→ **The task**: Transcribe the whole listing without a single picture.
-------- Provided data --------
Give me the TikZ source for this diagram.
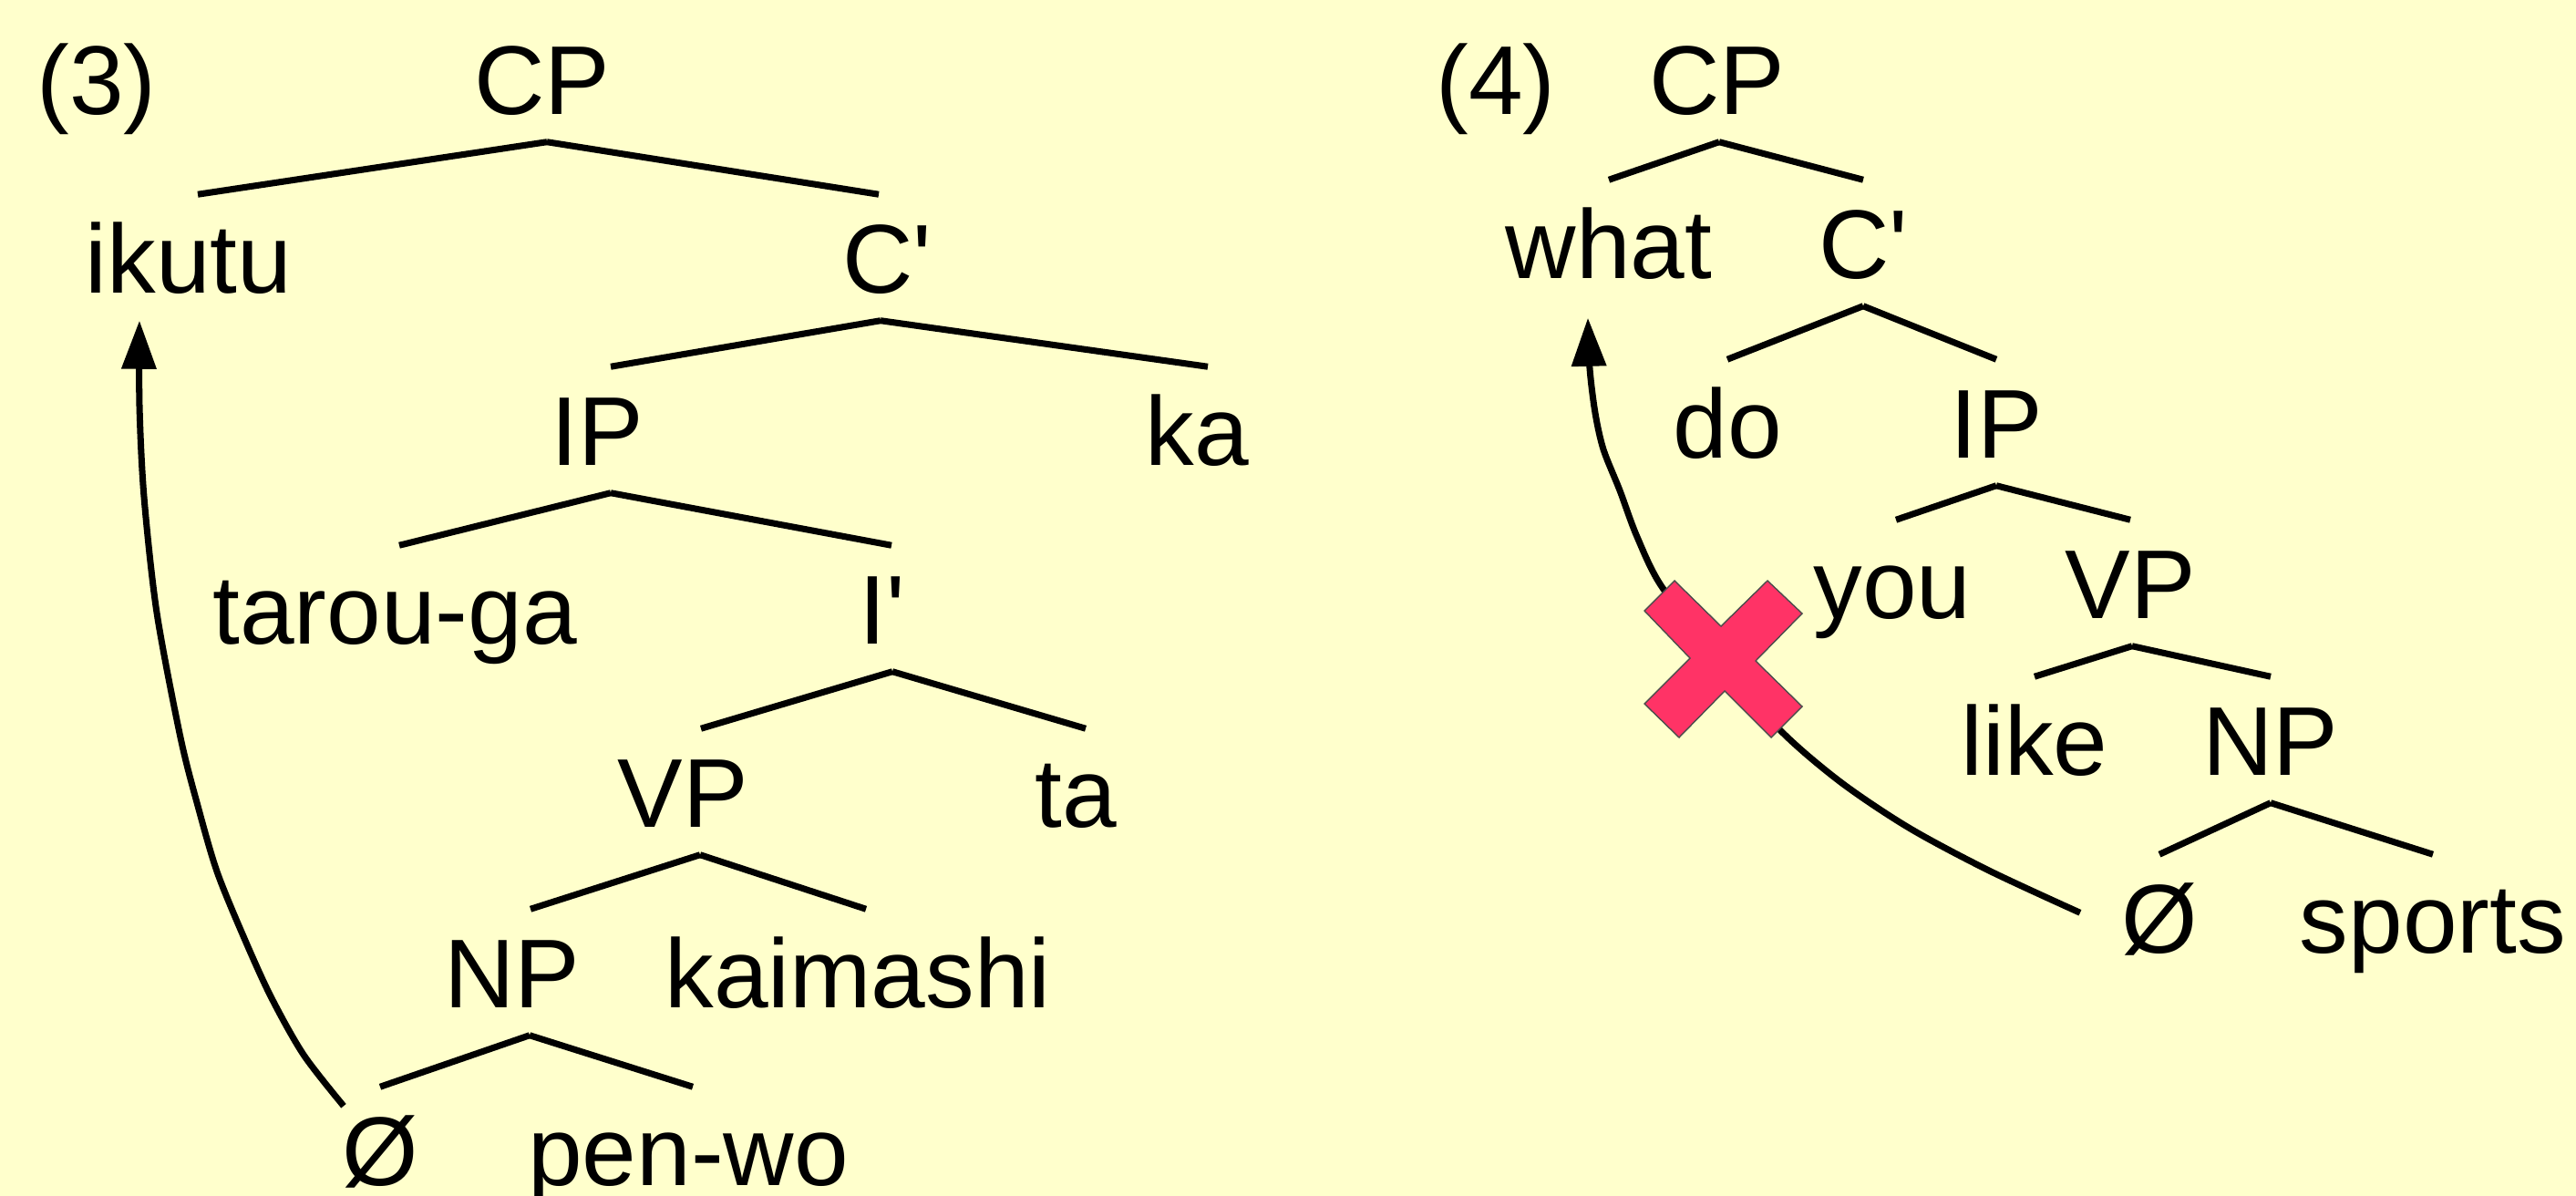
\documentclass[tikz,border=0pt]{standalone}
\usepackage{fontspec}
\setmainfont{Liberation Sans}
\usetikzlibrary{arrows.meta}
\definecolor{bgyellow}{HTML}{FFFFCC}
\definecolor{crossred}{HTML}{FF3366}
\newcommand\tbranch[4]{\draw[branchline] ([xshift=#2]#1.south) -- ([xshift=#4]#3.north);}
\begin{document}
\begin{tikzpicture}[x=0.01cm,y=-0.01cm,
  lbl/.style={anchor=base, inner sep=0pt, text height=1.07cm, text depth=0.30cm, font=\fontsize{30.5}{36}\selectfont},
  branchline/.style={line width=2pt},
  movearrow/.style={line width=2pt, -{Triangle[length=0.53cm,width=0.37cm]}},
  cross/.style={fill=crossred, draw=black!70, line width=0.4pt}]
\fill[bgyellow] (0,0) rectangle (2826,1312);
\useasboundingbox (0,0) rectangle (2826,1312);
% ---- tree (3)
\node[lbl] (ex3) at (106,125) {(3)};
\node[lbl] (lCP) at (595,125) {CP};
\node[lbl] (ikutu) at (207,321) {ikutu};
\node[lbl] (lCb) at (973,321) {C\textquotesingle};
\node[lbl] (lIP) at (655,510) {IP};
\node[lbl] (ka) at (1313,510) {ka};
\node[lbl] (tarou) at (433,706) {tarou-ga};
\node[lbl] (lIb) at (968,706) {I\textquotesingle};
\node[lbl] (lVP) at (749,907) {VP};
\node[lbl] (ta) at (1180,907) {ta};
\node[lbl] (lNP) at (562,1105) {NP};
\node[lbl] (kaimashi) at (941,1105) {kaimashi};
\node[lbl] (lzero) at (417,1300) {Ø};
\node[lbl] (penwo) at (755,1300) {pen-wo};
\tbranch{lCP}{0.05cm}{ikutu}{0.10cm}
\tbranch{lCP}{0.05cm}{lCb}{-0.09cm}
\tbranch{lCb}{-0.07cm}{lIP}{0.15cm}
\tbranch{lCb}{-0.07cm}{ka}{0.12cm}
\tbranch{lIP}{0.15cm}{tarou}{0.05cm}
\tbranch{lIP}{0.15cm}{lIb}{0.10cm}
\tbranch{lIb}{0.11cm}{lVP}{0.20cm}
\tbranch{lIb}{0.11cm}{ta}{0.11cm}
\tbranch{lVP}{0.19cm}{lNP}{0.20cm}
\tbranch{lVP}{0.19cm}{kaimashi}{0.09cm}
\tbranch{lNP}{0.19cm}{lzero}{0cm}
\tbranch{lNP}{0.19cm}{penwo}{0.05cm}
\draw[movearrow] plot[smooth, tension=0.5] coordinates {([xshift=-0.40cm,yshift=-0.21cm]lzero.north) (333,1157) (297,1093) (267,1027) (238,956) (217,884) (198,809) (172,672) (158,545) (153,445) ([xshift=-0.54cm]ikutu.south)};
% ---- tree (4)
\node[lbl] (ex4) at (1641,125) {(4)};
\node[lbl] (rCP) at (1884,125) {CP};
\node[lbl] (what) at (1765,305) {what};
\node[lbl] (rCb) at (2044,305) {C\textquotesingle};
\node[lbl] (do) at (1895,502) {do};
\node[lbl] (rIP) at (2190,502) {IP};
\node[lbl] (you) at (2076,678) {you};
\node[lbl] (rVP) at (2337,678) {VP};
\node[lbl] (like) at (2232,850) {like};
\node[lbl] (rNP) at (2491,850) {NP};
\node[lbl] (rzero) at (2369,1045) {Ø};
\node[lbl] (sports) at (2669,1045) {sports};
\tbranch{rCP}{0.02cm}{what}{0cm}
\tbranch{rCP}{0.02cm}{rCb}{0cm}
\tbranch{rCb}{0cm}{do}{0cm}
\tbranch{rCb}{0cm}{rIP}{0cm}
\tbranch{rIP}{0cm}{you}{0.04cm}
\tbranch{rIP}{0cm}{rVP}{0cm}
\tbranch{rVP}{0.02cm}{like}{0cm}
\tbranch{rVP}{0.02cm}{rNP}{0cm}
\tbranch{rNP}{0cm}{rzero}{0cm}
\tbranch{rNP}{0cm}{sports}{0cm}
\draw[movearrow] plot[smooth, tension=0.5] coordinates {([xshift=-0.87cm,yshift=-0.64cm]rzero.north) (2182,955) (2094,908) (2018,857) (1951,799) (1888,722) (1824,645) (1796,589) (1777,538) (1759,493) (1750,453) (1744,404) ([xshift=-0.23cm,yshift=-0.13cm]what.south)};
\filldraw[cross] (1804,670) -- (1837,637) -- (1888,687) -- (1939,637) -- (1977,673) -- (1926,725) -- (1977,775) -- (1943,809) -- (1892,758) -- (1842,809) -- (1804,772) -- (1854,722) -- cycle;
\end{tikzpicture}
\end{document}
--------
→ **Exercise response**:
Give me the TikZ source for this diagram.
\documentclass[tikz,border=0pt]{standalone}
\usepackage{fontspec}
\setmainfont{Liberation Sans}
\usetikzlibrary{arrows.meta}
\definecolor{bgyellow}{HTML}{FFFFCC}
\definecolor{crossred}{HTML}{FF3366}
\newcommand\tbranch[4]{\draw[branchline] ([xshift=#2]#1.south) -- ([xshift=#4]#3.north);}
\begin{document}
\begin{tikzpicture}[x=0.01cm,y=-0.01cm,
  lbl/.style={anchor=base, inner sep=0pt, text height=1.07cm, text depth=0.30cm, font=\fontsize{30.5}{36}\selectfont},
  branchline/.style={line width=2pt},
  movearrow/.style={line width=2pt, -{Triangle[length=0.53cm,width=0.37cm]}},
  cross/.style={fill=crossred, draw=black!70, line width=0.4pt}]
\fill[bgyellow] (0,0) rectangle (2826,1312);
\useasboundingbox (0,0) rectangle (2826,1312);
% ---- tree (3)
\node[lbl] (ex3) at (106,125) {(3)};
\node[lbl] (lCP) at (595,125) {CP};
\node[lbl] (ikutu) at (207,321) {ikutu};
\node[lbl] (lCb) at (973,321) {C\textquotesingle};
\node[lbl] (lIP) at (655,510) {IP};
\node[lbl] (ka) at (1313,510) {ka};
\node[lbl] (tarou) at (433,706) {tarou-ga};
\node[lbl] (lIb) at (968,706) {I\textquotesingle};
\node[lbl] (lVP) at (749,907) {VP};
\node[lbl] (ta) at (1180,907) {ta};
\node[lbl] (lNP) at (562,1105) {NP};
\node[lbl] (kaimashi) at (941,1105) {kaimashi};
\node[lbl] (lzero) at (417,1300) {Ø};
\node[lbl] (penwo) at (755,1300) {pen-wo};
\tbranch{lCP}{0.05cm}{ikutu}{0.10cm}
\tbranch{lCP}{0.05cm}{lCb}{-0.09cm}
\tbranch{lCb}{-0.07cm}{lIP}{0.15cm}
\tbranch{lCb}{-0.07cm}{ka}{0.12cm}
\tbranch{lIP}{0.15cm}{tarou}{0.05cm}
\tbranch{lIP}{0.15cm}{lIb}{0.10cm}
\tbranch{lIb}{0.11cm}{lVP}{0.20cm}
\tbranch{lIb}{0.11cm}{ta}{0.11cm}
\tbranch{lVP}{0.19cm}{lNP}{0.20cm}
\tbranch{lVP}{0.19cm}{kaimashi}{0.09cm}
\tbranch{lNP}{0.19cm}{lzero}{0cm}
\tbranch{lNP}{0.19cm}{penwo}{0.05cm}
\draw[movearrow] plot[smooth, tension=0.5] coordinates {([xshift=-0.40cm,yshift=-0.21cm]lzero.north) (333,1157) (297,1093) (267,1027) (238,956) (217,884) (198,809) (172,672) (158,545) (153,445) ([xshift=-0.54cm]ikutu.south)};
% ---- tree (4)
\node[lbl] (ex4) at (1641,125) {(4)};
\node[lbl] (rCP) at (1884,125) {CP};
\node[lbl] (what) at (1765,305) {what};
\node[lbl] (rCb) at (2044,305) {C\textquotesingle};
\node[lbl] (do) at (1895,502) {do};
\node[lbl] (rIP) at (2190,502) {IP};
\node[lbl] (you) at (2076,678) {you};
\node[lbl] (rVP) at (2337,678) {VP};
\node[lbl] (like) at (2232,850) {like};
\node[lbl] (rNP) at (2491,850) {NP};
\node[lbl] (rzero) at (2369,1045) {Ø};
\node[lbl] (sports) at (2669,1045) {sports};
\tbranch{rCP}{0.02cm}{what}{0cm}
\tbranch{rCP}{0.02cm}{rCb}{0cm}
\tbranch{rCb}{0cm}{do}{0cm}
\tbranch{rCb}{0cm}{rIP}{0cm}
\tbranch{rIP}{0cm}{you}{0.04cm}
\tbranch{rIP}{0cm}{rVP}{0cm}
\tbranch{rVP}{0.02cm}{like}{0cm}
\tbranch{rVP}{0.02cm}{rNP}{0cm}
\tbranch{rNP}{0cm}{rzero}{0cm}
\tbranch{rNP}{0cm}{sports}{0cm}
\draw[movearrow] plot[smooth, tension=0.5] coordinates {([xshift=-0.87cm,yshift=-0.64cm]rzero.north) (2182,955) (2094,908) (2018,857) (1951,799) (1888,722) (1824,645) (1796,589) (1777,538) (1759,493) (1750,453) (1744,404) ([xshift=-0.23cm,yshift=-0.13cm]what.south)};
\filldraw[cross] (1804,670) -- (1837,637) -- (1888,687) -- (1939,637) -- (1977,673) -- (1926,725) -- (1977,775) -- (1943,809) -- (1892,758) -- (1842,809) -- (1804,772) -- (1854,722) -- cycle;
\end{tikzpicture}
\end{document}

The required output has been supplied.